Students at CAPE School are busy adding the final touches to Canadian history projects they will be presenting to a panel of community judges on Saturday.
Each year CAPE School asks students in Grades 4-9 to participate in either a Science or Heritage fair as part of their curriculum rather than as an extracurricular activity.
Students in Grade 4, 6 and 8 will showcase the projects they made for a Heritage Fair this weekend while students in Grade 5, 7 and 9 will present their Science Fair projects Feb. 10.
CAPE School asked its students to pick a topic on an historic invention, event or person with a connection to Canadian artists and art styles and build a slideshow or keynote presentation.
Students then have the opportunity to present to a panel of community members who will judge and grade their project as well as provide students positive feedback.

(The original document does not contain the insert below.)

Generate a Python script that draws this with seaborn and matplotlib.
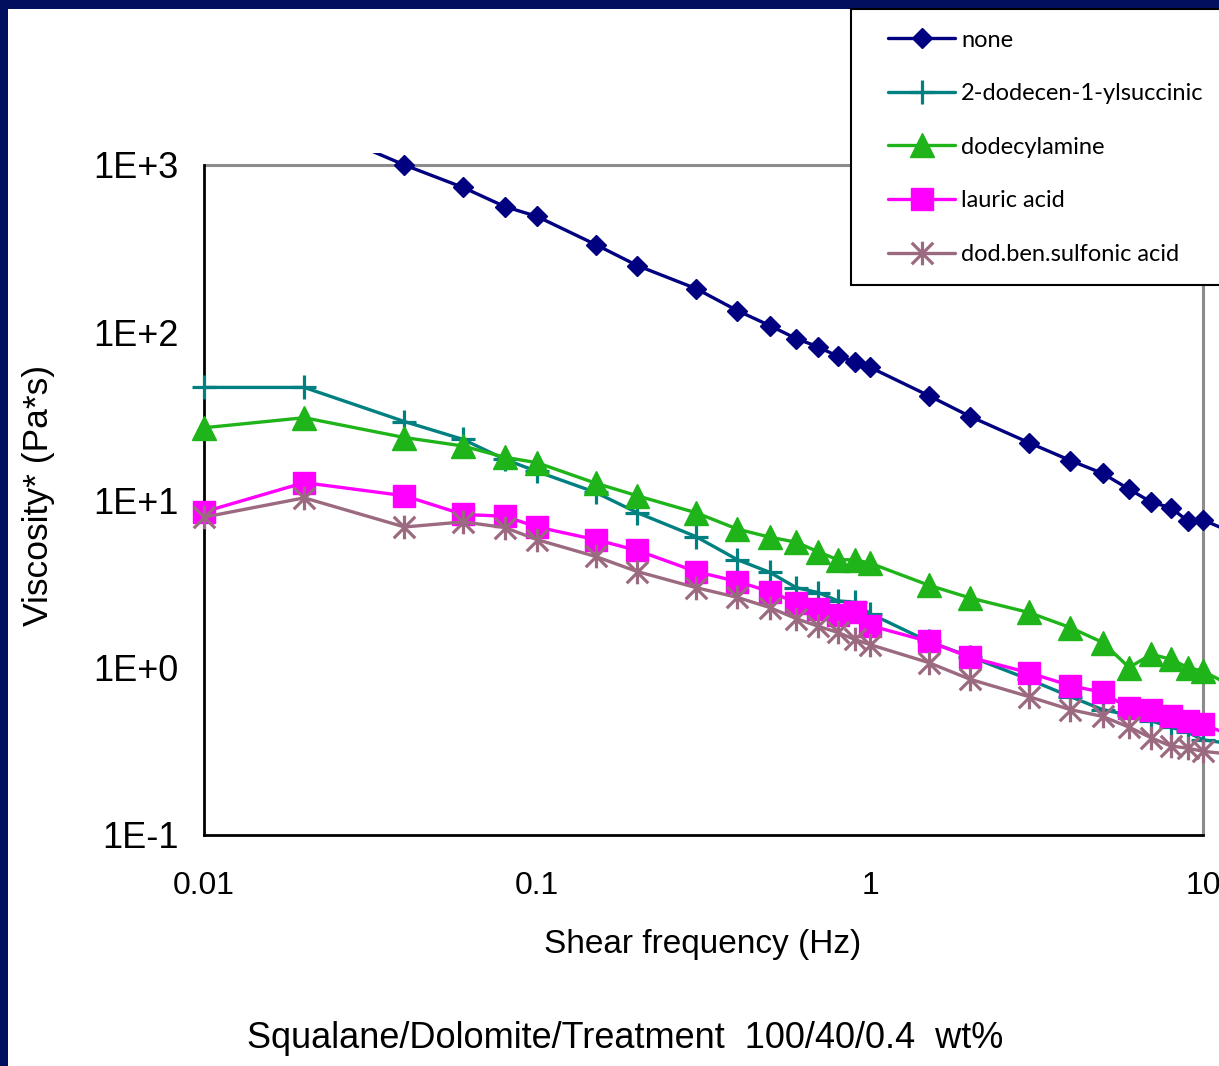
import numpy as np
import matplotlib
matplotlib.use('Agg')
import matplotlib.pyplot as plt
from matplotlib.path import Path
from matplotlib.patches import Rectangle
from matplotlib.lines import Line2D
from matplotlib.legend_handler import HandlerLine2D
from matplotlib.ticker import NullLocator
import seaborn as sns

# shear frequency (Hz) - last point lies past the 10 Hz frame, only its segment shows
freq = [0.01, 0.02, 0.04, 0.06, 0.08, 0.1, 0.15, 0.2, 0.3, 0.4, 0.5, 0.6, 0.7,
        0.8, 0.9, 1, 1.5, 2, 3, 4, 5, 6, 7, 8, 9, 10, 15]

# complex viscosity (Pa*s)
visc_none = [np.nan, 1800, 1000, 734, 565, 493, 335, 251, 183, 135, 110, 92, 82,
             72, 67, 62, 42, 31.5, 22, 17.2, 14.4, 11.6, 9.7, 9.0, 7.5, 7.6, 5.4]
visc_succinic = [47, 47, 29.4, 23, 17.5, 14.8, 11.1, 8.4, 6.05, 4.4, 3.7, 3.0, 2.8,
                 2.5, 2.45, 2.1, 1.43, 1.16, 0.85, 0.67, 0.56, 0.52, 0.48, 0.44, 0.41, 0.37, 0.33]
visc_amine = [27, 31, 23.6, 21, 18, 16.7, 12.6, 10.6, 8.4, 6.7, 6.0, 5.6, 4.9,
              4.4, 4.4, 4.2, 3.1, 2.6, 2.13, 1.73, 1.41, 1.0, 1.2, 1.12, 1.0, 0.95, 0.63]
visc_lauric = [8.5, 12.7, 10.6, 8.2, 8.0, 6.9, 5.8, 5.0, 3.74, 3.26, 2.84, 2.44, 2.22,
               2.07, 2.13, 1.78, 1.43, 1.15, 0.93, 0.78, 0.71, 0.57, 0.56, 0.51, 0.48, 0.46, 0.33]
visc_sulfonic = [7.9, 10.3, 6.9, 7.4, 6.85, 5.8, 4.6, 3.74, 3.0, 2.62, 2.28, 1.96, 1.76,
                 1.62, 1.47, 1.37, 1.07, 0.85, 0.67, 0.56, 0.51, 0.44, 0.38, 0.34, 0.33, 0.316, 0.29]

names = ['none', '2-dodecen-1-ylsuccinic', 'dodecylamine', 'lauric acid', 'dod.ben.sulfonic acid']
values = [visc_none, visc_succinic, visc_amine, visc_lauric, visc_sulfonic]

x_ticks = [0.01, 0.1, 1, 10]
x_tick_labels = ['0.01', '0.1', '1', '10']
y_ticks = [0.1, 1, 10, 100, 1000]
y_tick_labels = ['1E-1', '1E+0', '1E+1', '1E+2', '1E+3']

# excel style asterisk: X plus a vertical bar
asterisk = Path([(-1, -1), (1, 1), (-1, 1), (1, -1), (0, -1.1), (0, 1.1)],
                [Path.MOVETO, Path.LINETO] * 3)

colors = ['#000080', '#008080', '#1fb419', '#ff00ff', '#9c6a80']
markers = ['D', '+', '^', 's', asterisk]
msizes = [9.8, 17, 17.5, 15.5, 17]
mews = [1, 2.3, 1, 1, 2.3]

sns.set_style('white')
plt.rcParams['font.family'] = ['Liberation Sans', 'DejaVu Sans']

W, H = 1219, 1066
fig = plt.figure(figsize=(W / 100, H / 100), dpi=100, facecolor='#00105e')
fig.patches.append(Rectangle((8 / W, 0), 1, 1 - 9 / H, transform=fig.transFigure,
                             facecolor='white', edgecolor='none', zorder=-1))

ax = fig.add_axes([174 / W, (H - 835) / H, (W - 174) / W, (835 - 153) / H])
ax.set_facecolor('none')

for i in range(len(names)):
    sns.lineplot(x=freq, y=values[i], ax=ax, color=colors[i], marker=markers[i],
                 markersize=msizes[i], markeredgecolor=colors[i], markeredgewidth=mews[i],
                 linewidth=2.4, label=names[i], zorder=3 + i)

ax.set_xscale('log')
ax.set_yscale('log')
ax.set_xlim(10 ** (-2 - 30 / 333), 10 ** (1 + 16 / 333))
ax.set_ylim(0.1, 10 ** (3 + 12 / 167.5))

# grey frame at top and right of the plot area
ax.hlines(1000, 0.01, 10, colors='#8c8c8c', linewidth=2.2, zorder=1)
ax.vlines(10, 0.1, 1000, colors='#8c8c8c', linewidth=2.2, zorder=1)

for s in ['top', 'right']:
    ax.spines[s].set_visible(False)
ax.spines['left'].set_position(('data', 0.01))
ax.spines['left'].set_bounds(0.1, 1000)
ax.spines['bottom'].set_bounds(0.01, 10)
for s in ['left', 'bottom']:
    ax.spines[s].set_color('black')
    ax.spines[s].set_linewidth(2)

ax.set_xticks(x_ticks, x_tick_labels)
ax.set_yticks(y_ticks, y_tick_labels)
ax.xaxis.set_minor_locator(NullLocator())
ax.yaxis.set_minor_locator(NullLocator())
ax.tick_params(axis='both', direction='inout', length=14, width=2, color='black',
               labelcolor='black')
ax.tick_params(axis='y', labelsize=26, pad=11)
ax.tick_params(axis='x', labelsize=23, pad=19)

ax.set_xlabel('Shear frequency (Hz)', fontsize=24, va='center', color='black')
ax.xaxis.set_label_coords((703 - 174) / (W - 174), (835 - 944) / (835 - 153))
ax.set_ylabel('Viscosity* (Pa*s)', fontsize=25.5, va='center', color='black')
ax.yaxis.set_label_coords((38 - 174) / (W - 174), (835 - 495) / (835 - 153))

fig.text(625 / W, 1 - 1038 / H, 'Squalane/Dolomite/Treatment  100/40/0.4  wt%',
         fontsize=26, ha='center', va='center', color='black')

handles, labels = ax.get_legend_handles_labels()
leg = ax.legend(handles, labels, loc='upper left',
                bbox_to_anchor=(851 / W, 1 - 9 / H - 0.3, 0.4, 0.3),
                bbox_transform=fig.transFigure, mode='expand', borderaxespad=0,
                frameon=True, fancybox=False, edgecolor='black', framealpha=1,
                prop={'family': 'Lato', 'size': 17}, handlelength=3.54,
                handletextpad=0.25, borderpad=0.87, labelspacing=1.38, numpoints=1,
                handler_map={Line2D: HandlerLine2D(xpad=0.70)})
leg.get_frame().set_linewidth(1.5)
for t in leg.get_texts():
    t.set_color('black')

fig.savefig('out.png', dpi=100, facecolor=fig.get_facecolor())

Students were given approximately a month and a half to complete the background research, write an essay and prepare their presentations.
“Once it is edited and proofed by a teacher, students will then start slideshow or Keynote or like a PowerPoint, some sort of visual representation where they get to create slides that have all that information so they’re not reading their report. When they present they have a visual and they can talk about why they chose this,” says CAPE instructor Amanda Arnott.
Staff say the presentation-style format goes beyond just research and provides students with presentation, formatting and editing skills as well as boosting their self-confidence.
“We strive on the fact that our students are going to learn and have an experience through doing these presentations,” says Arnott.
Students will be graded on their presentation skills and on the topic they feature that will be reflected on their report card.
Top projects will be given an award and those students will have an opportunity to take projects to the next level and compete against other schools in the region.
Judges are hand picked by CAPE School and must have a relevant connection to the topics presented by students.
In the past they have used members of the community, family and friends, local doctors and other professionals and college students.
“So those judges will come in, they will grade the student on their presentation skills, They will grade them on their topic, and they will also talk to the students about why they chose that topic and what it meant to them,” says Arnott.
And K-3 students won’t be left out of all the fun. The school is planning a full day of learning activities that focus on Canadian heritage and science that will be taught while the older students showcase their presentations.
The Heritage fair for students in Grade 4, 6 and 8 will run Saturday and the Science fair for students in Grade 5, 7 and 9 will run Feb. 10 starting at 9 a.m. at CAPE School.